At a question and answer session recently at a Manchester synagogue, having participated in an academic conference in the city, Prof Broyde insisted on not replying to questions on subjects like Israel's security and astronomy on which he did not consider himself an expert.

And in person, Prof Broyde is equally unassuming.

I was scheduled to interview him after one of the Manchester University sessions.

Little did I dream that the tubby guy in shirtsleeves who kept leaving the conference hall to pick up calls on his mobile was my prospective interviewee.

After having spent all of 14 years at New York's Yeshiva University, which he describes as a "unique institution" he admitted to me: "Every aspect of Jewish law fascinates me."

One area of his expertise is the prenuptial agreement, which he claims is virtually eliminating the agunah problem in the USA.

He is the author of Marriage, Sex and the Abandoned Wife in Judaism in Jewish Law - A Conceptual Understanding of the Agunah Problems in America and is currently proposing a prenuptial agreement, which will obviate the halachic problems posed by previous PNAs.

As one of those rabbis who refuse to marry a couple unless they have signed a PNA, he says: "The American agunah situation has vastly improved.

"The number of agunot goes down every year because of the PNA, which has become exceedingly common in the USA.

"I think it will completely solve the problem."

So why has the American PNA been so much more successful than the British version instigated among much controversy by Chief Rabbi Sir Jonathan Sacks more than 10 years ago?

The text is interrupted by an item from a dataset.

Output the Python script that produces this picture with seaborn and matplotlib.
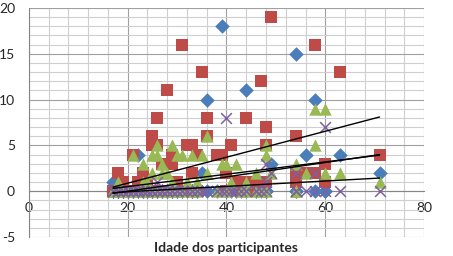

Unlike some of their British colleagues, who are scared to even mention the possibility of divorce in premarital sessions, many American rabbis make the PNA signing compulsory.

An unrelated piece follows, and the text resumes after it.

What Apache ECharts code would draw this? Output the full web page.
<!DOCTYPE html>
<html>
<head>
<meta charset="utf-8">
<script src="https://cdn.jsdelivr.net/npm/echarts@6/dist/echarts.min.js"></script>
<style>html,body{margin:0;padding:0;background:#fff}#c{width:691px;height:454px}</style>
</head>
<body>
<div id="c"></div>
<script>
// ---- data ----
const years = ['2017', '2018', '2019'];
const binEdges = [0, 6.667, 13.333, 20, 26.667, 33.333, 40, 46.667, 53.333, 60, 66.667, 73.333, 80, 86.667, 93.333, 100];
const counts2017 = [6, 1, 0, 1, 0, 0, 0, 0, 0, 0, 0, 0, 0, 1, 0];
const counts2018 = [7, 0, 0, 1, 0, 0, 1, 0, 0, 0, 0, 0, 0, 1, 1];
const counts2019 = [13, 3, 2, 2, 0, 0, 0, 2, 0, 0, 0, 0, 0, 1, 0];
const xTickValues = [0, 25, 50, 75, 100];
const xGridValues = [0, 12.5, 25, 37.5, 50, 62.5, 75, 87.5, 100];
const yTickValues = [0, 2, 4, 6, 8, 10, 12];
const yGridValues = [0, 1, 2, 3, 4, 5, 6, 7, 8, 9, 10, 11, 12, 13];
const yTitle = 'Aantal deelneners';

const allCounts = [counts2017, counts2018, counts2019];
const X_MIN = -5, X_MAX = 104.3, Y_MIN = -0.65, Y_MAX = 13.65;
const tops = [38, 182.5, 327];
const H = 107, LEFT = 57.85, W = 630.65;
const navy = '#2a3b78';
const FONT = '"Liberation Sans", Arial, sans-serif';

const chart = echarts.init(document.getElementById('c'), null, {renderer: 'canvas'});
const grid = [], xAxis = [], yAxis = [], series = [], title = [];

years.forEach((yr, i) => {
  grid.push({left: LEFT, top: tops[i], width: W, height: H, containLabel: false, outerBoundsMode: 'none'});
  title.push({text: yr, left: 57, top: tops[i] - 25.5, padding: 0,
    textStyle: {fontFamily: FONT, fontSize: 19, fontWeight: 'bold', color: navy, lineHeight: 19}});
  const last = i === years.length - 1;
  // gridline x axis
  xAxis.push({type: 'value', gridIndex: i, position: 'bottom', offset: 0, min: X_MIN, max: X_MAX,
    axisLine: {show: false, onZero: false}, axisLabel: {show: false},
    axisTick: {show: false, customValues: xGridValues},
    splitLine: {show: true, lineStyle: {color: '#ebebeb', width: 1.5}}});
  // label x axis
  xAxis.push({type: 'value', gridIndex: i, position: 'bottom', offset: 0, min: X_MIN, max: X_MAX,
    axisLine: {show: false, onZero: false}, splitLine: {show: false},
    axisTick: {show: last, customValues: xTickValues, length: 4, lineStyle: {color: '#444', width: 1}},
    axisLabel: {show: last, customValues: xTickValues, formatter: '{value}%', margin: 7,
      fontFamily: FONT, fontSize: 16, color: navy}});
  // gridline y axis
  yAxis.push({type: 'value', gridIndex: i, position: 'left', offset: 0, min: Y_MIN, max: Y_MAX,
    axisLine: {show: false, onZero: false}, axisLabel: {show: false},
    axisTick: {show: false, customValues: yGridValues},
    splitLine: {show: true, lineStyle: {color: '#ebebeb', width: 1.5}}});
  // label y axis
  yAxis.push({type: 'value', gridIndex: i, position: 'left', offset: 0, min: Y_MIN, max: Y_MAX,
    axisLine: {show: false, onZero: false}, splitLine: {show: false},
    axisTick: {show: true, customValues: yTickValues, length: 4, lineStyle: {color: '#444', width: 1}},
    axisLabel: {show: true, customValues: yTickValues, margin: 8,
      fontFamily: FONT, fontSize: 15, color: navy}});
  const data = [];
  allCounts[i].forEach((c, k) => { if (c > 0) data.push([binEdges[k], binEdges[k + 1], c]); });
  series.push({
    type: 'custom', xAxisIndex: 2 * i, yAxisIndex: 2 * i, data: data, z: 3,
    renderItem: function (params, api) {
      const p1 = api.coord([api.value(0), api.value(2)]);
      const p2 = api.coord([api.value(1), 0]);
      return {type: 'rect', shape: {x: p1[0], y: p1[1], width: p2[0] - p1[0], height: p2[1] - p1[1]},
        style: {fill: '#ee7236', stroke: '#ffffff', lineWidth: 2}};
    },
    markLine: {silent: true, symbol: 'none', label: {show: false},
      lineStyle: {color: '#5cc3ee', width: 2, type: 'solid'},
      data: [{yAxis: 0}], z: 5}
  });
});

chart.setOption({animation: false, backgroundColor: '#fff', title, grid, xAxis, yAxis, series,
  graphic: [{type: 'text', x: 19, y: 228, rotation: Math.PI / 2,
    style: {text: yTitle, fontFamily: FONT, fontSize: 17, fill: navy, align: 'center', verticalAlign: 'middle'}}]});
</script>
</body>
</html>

Prof Broyde also says that the American version was written in such a way that it could be enforced in secular courts all across the USA, which unfortunately has not proved to be the case in Britain.

Prof Broyde was at the Manchester conference with his younger son Aaron who has just graduated.

And the dayan's travelling is not restricted to the many academic conferences he attends.

At home across the pond, he travels across the USA to adjudicate on Beth Din of America cases.

He says: "I travel more than my wife thinks I should."

But for Jewish marriage expert Prof Broyde, absence obviously makes the heart grow fonder.

He and his Israeli-born lawyer wife Channah have four children - Joshua, Aaron, Rachel and Deborah.